You’ll probably be amazed to know that adults have the same problems you do – and a lot more of them. While we’re not being tested academically or responsible for homework, we find the same needs to prove ourselves in the workplace. And we not only have to prove ourselves theoretically, but practically. It’s not enough to know the Four Principles of Marketing – we have to put them into practice on a regular basis. We may not be trying to prove to a coach that we can perform athletically, but our egos are working hard to prove it to our friends! I’ll admit that we do have the advantages of leaning on “I used to be able to…”, but at the same time we’re facing our own mortality and desperately trying to deny that we’re over the hump of life and on our way downhill. The same battles with material status are there to tempt us – but now it’s with bigger stakes and greater responsibilities. As a teen you can make the mistake of spending too much on yourself and only have to deny yourself a couple weeks of comforts – we can quite easily make life problematic for the whole family permanently. We may have “found the right person”, but we’re now working instead to keep that relationship positive. And we worry about the future, too. Not only our own, but our children’s. We’re not always sure about where we want to go next, either.
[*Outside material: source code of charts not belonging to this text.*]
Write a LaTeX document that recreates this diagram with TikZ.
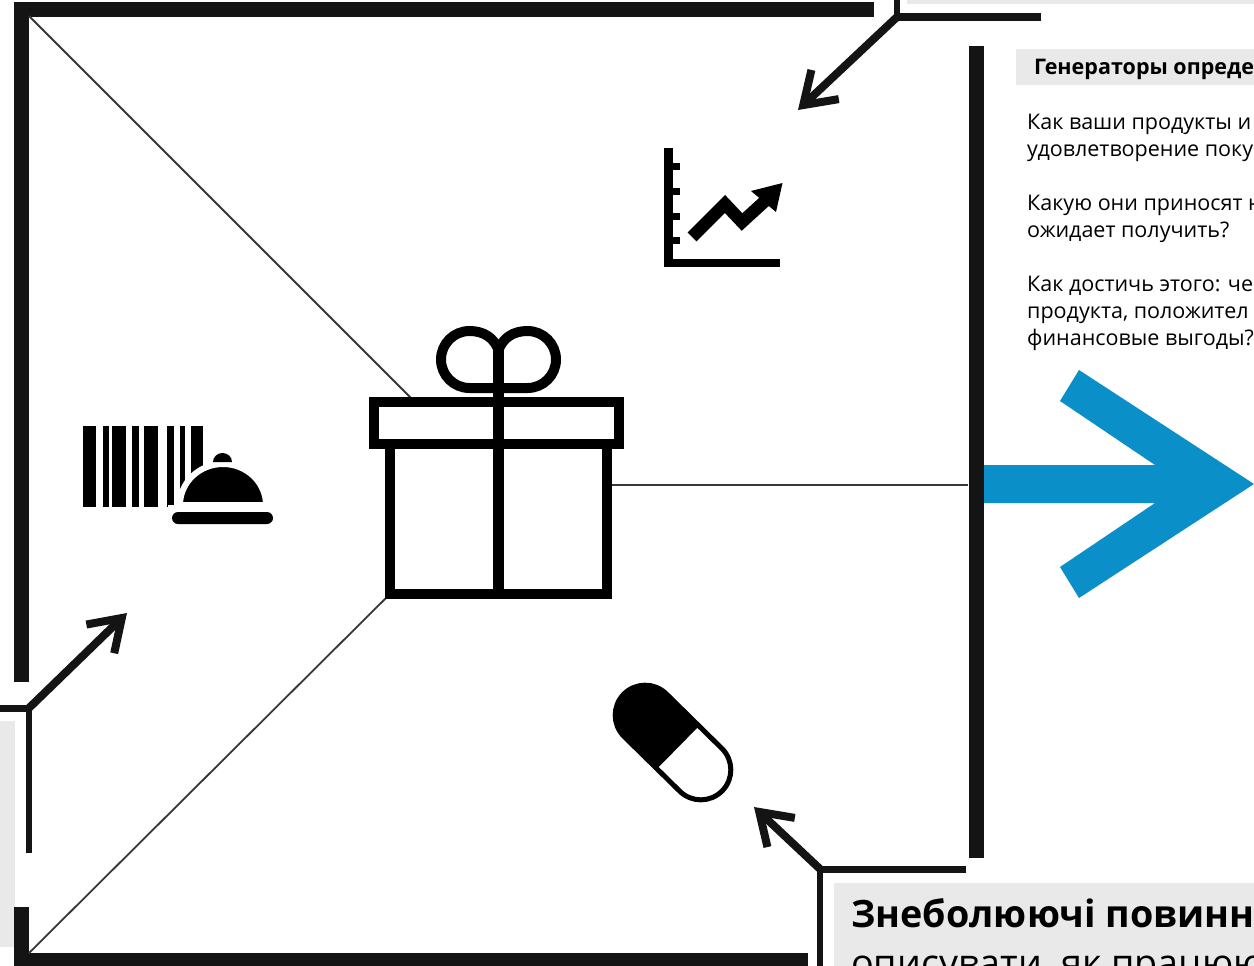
\documentclass[tikz,border=0pt]{standalone}
\usepackage{fontspec}
\setmainfont{Open Sans}
\usetikzlibrary{arrows.meta}
\definecolor{ink}{HTML}{141414}
\definecolor{panel}{HTML}{E9E9E9}
\definecolor{blueway}{HTML}{0A8FC9}
\tikzset{
  wall/.style={line width=15pt,draw=ink},
  leader/.style={line width=6.5pt,draw=ink},
  thin/.style={line width=1.8pt,draw=ink!85},
  pointer/.style={line width=8pt,draw=ink,-{Straight Barb[length=30pt,width=40pt,line width=8pt]}},
  icon/.style={line width=10pt,draw=black},
  panelbox/.style={fill=panel,draw=none},
  body/.style={anchor=base west,inner sep=0pt,font=\fontsize{21.5}{26}\selectfont,text=black},
  headline/.style={anchor=base west,inner sep=0pt,font=\fontsize{21.5}{26}\selectfont\bfseries,text=black},
  big/.style={anchor=base west,inner sep=0pt,font=\fontsize{37.7}{45}\selectfont,text=black},
}
\begin{document}
\begin{tikzpicture}[x=1pt,y=-1pt]
\useasboundingbox (0,0) rectangle (1254,966);
\clip (0,0) rectangle (1254,966);
\fill[white] (0,0) rectangle (1254,966);
% panels
\fill[panelbox] (907,0) rectangle (1254,4);
\fill[panelbox] (1016,49) rectangle (1254,85);
\fill[panelbox] (0,721) rectangle (15,947);
\fill[panelbox] (834,883) rectangle (1254,966);
% walls
\coordinate (tl) at (21,10);
\coordinate (tr) at (874,10);
\coordinate (lb) at (21,682);
\coordinate (bl1) at (21,907);
\coordinate (bl) at (21,960);
\coordinate (br) at (808,960);
\coordinate (rt) at (976,46);
\coordinate (rb) at (976,858);
\draw[wall] (tr) -- (14,10);
\draw[wall] (tl) -- (lb);
\draw[wall] (bl1) -- (bl);
\draw[wall] (14,960) -- (br);
\draw[wall] (rt) -- (rb);
% thin diagonals
\coordinate (c1) at (29,16);
\coordinate (g1) at (411,398);
\coordinate (c2) at (29,953);
\coordinate (g2) at (386,598);
\coordinate (g3) at (612,485);
\coordinate (c3) at (968,485);
\draw[thin] (c1) -- (g1);
\draw[thin] (c2) -- (g2);
\draw[thin] (g3) -- (c3);
% gift
\draw[icon,miter limit=10] (390,443) -- (390,594) -- (607,594) -- (607,443);
\draw[icon] (374,402) rectangle (619,443.5);
\draw[line width=11pt,draw=black] (498.5,345) -- (498.5,594);
\draw[icon] (498.5,388) -- (469.5,388) arc[start angle=90,end angle=270,radius=28.5] .. controls (484,331) and (494,338) .. (498.5,350);
\draw[icon] (498.5,388) -- (527.5,388) arc[start angle=90,end angle=-90,radius=28.5] .. controls (513,331) and (503,338) .. (498.5,350);
% chart
\fill[black] (664,148) rectangle (672.5,267);
\fill[black] (664,258.5) rectangle (780,267);
\foreach \ty in {166,191,216,240} \fill[black] (670,\ty-3.5) rectangle (680,\ty+3.5);
\draw[line width=12.5pt,draw=black,miter limit=10] (692,237) -- (725,204) -- (742,222) -- (765,201);
\fill[black] (782.5,183) -- (751,191) -- (776,212) -- cycle;
% barcode
\foreach \xa/\xb in {83/96,103/109,112/126,132/139,144/158,167/174,180/185,191/203}
  \fill[black] (\xa,426) rectangle (\xb,507);
\fill[black,draw=white,line width=6pt] (180,505) arc[start angle=180,end angle=360,x radius=43,y radius=41] -- cycle;
\fill[white] (168,505) rectangle (277,512);
\fill[black] (213,462) arc[start angle=180,end angle=360,x radius=9.5,y radius=9] -- cycle;
\fill[black,rounded corners=6pt] (172,512) rectangle (273,524);
% pill
\begin{scope}[shift={(673,742.5)},rotate=-44.5]
\fill[black] (7,-30) -- (-39,-30) arc[start angle=270,end angle=90,radius=30] -- (7,30) -- cycle;
\draw[line width=5pt,draw=black] (-39,-30) -- (39,-30) arc[start angle=-90,end angle=90,radius=30] -- (-39,30) arc[start angle=90,end angle=270,radius=30] -- cycle;
\end{scope}
% leaders
\coordinate (j1) at (897,17);
\coordinate (j1a) at (897,0);
\coordinate (j1b) at (1041,17);
\coordinate (t1) at (798,110);
\draw[leader] (j1a) -- (j1);
\draw[line width=8pt,draw=ink] (j1) -- (j1b);
\draw[pointer] (j1) -- (t1);
\coordinate (j2) at (29,708);
\coordinate (j2a) at (0,708);
\coordinate (j2b) at (29,853);
\coordinate (t2) at (127,613);
\draw[line width=7pt,draw=ink] (j2a) -- (j2);
\draw[leader] (j2) -- (j2b);
\draw[pointer] (j2) -- (t2);
\coordinate (j3) at (820,869);
\coordinate (j3a) at (966,869);
\coordinate (j3b) at (820,966);
\coordinate (t3) at (754,807);
\draw[line width=7pt,draw=ink] (j3) -- (j3a);
\draw[leader] (j3) -- (j3b);
\draw[pointer] (j3) -- (t3);
% blue arrow
\fill[blueway] (984,465) -- (1155,465) -- (1060,401) -- (1079,370) -- (1254,484) -- (1079,598) -- (1060,567) -- (1155,503) -- (984,503) -- cycle;
% text
\node[headline] (h1) at (1034,74.5) {Генераторы опреде};
\node[body] (t11) at (1027,129.5) {Как ваши продукты и};
\node[body] (t12) at (1027,156.5) {удовлетворение поку};
\node[body] (t13) at (1027,210.5) {Какую они приносят н};
\node[body] (t14) at (1027,237.5) {ожидает получить?};
\node[body] (t15) at (1027,291.5) {Как достичь этого: че};
\node[body] (t16) at (1027,318.5) {продукта, положител};
\node[body] (t17) at (1027,345.5) {финансовые выгоды?};
\node[big] (b1) at (851,927) {\bfseries Знеболюючі повинн};
\node[big] (b2) at (851,976) {описувати, як працюю};
\end{tikzpicture}
\end{document}
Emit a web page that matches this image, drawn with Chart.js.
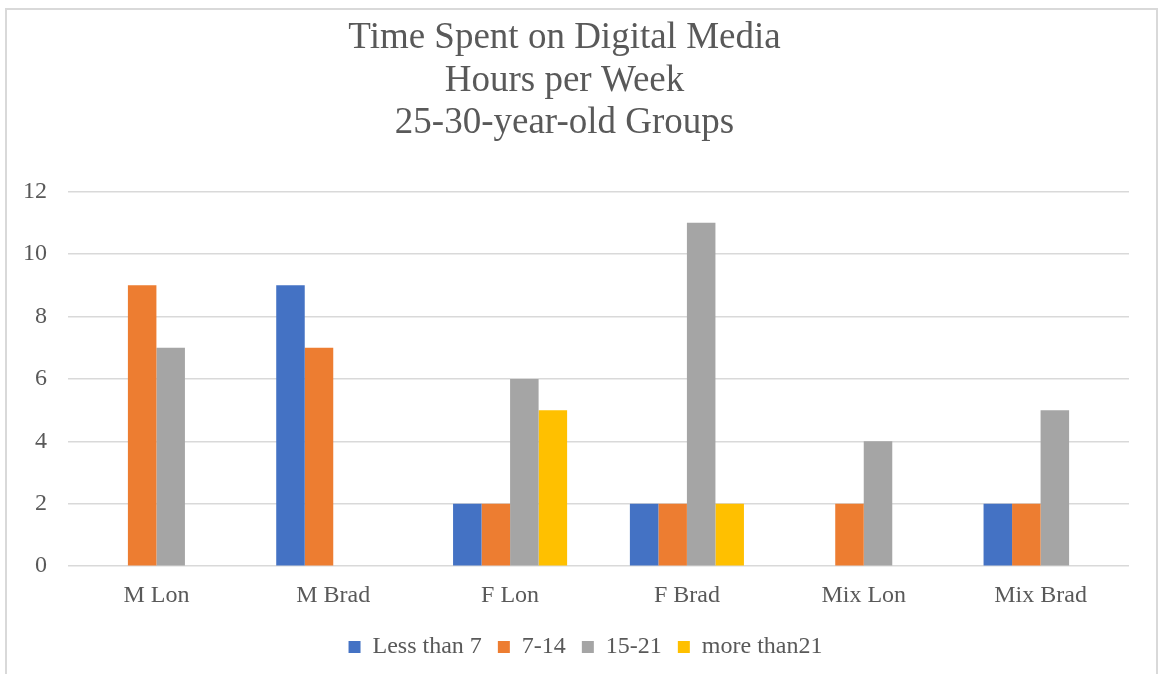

I’m sure it still seems easier on us from your vantage point. And the truth is, it is easier. Not because the pressures have been reduced, but because we’ve learned to deal with them. We’ve learned how to be decisive and how to deal with the bad choices we’ve made. We’ve learned what’s really valuable to us and how to prioritize our lives to focus on those things. We’ve learned to accept ourselves as less than perfect, but still pretty darn good. And when there’s uncertainty in life, we’ve learned to accept it and rely on our previous successes as evidence that we’ll probably pull the current problems out as well.
There wasn’t some magical age or point of transition when we suddenly became this way. It was a long process of learning that we’re still experiencing. We didn’t hit a magic point in which we became this capable. We grew little by little, success by success – and we’re still growing today.
The fact is, the “magic age” when you get things together is the time you choose to. When you understand your own potential, your goals in life, your skills and capabilities, you learn to deal with the pressures. You understand that you’ve beaten difficulties like these before, and likely will beat these. You learn that a little bit of the unknown is OK when you have the bigger picture of where you’re going. And the sooner you understand that you are the one responsible for what happens to you and where you go in life, the sooner you get a grip on the fact that you’re capable of living up to the challenges that accompany this journey. You accept that you’re the master of your own destiny and learn to move accordingly.
When’s the magic age? Whenever you choose.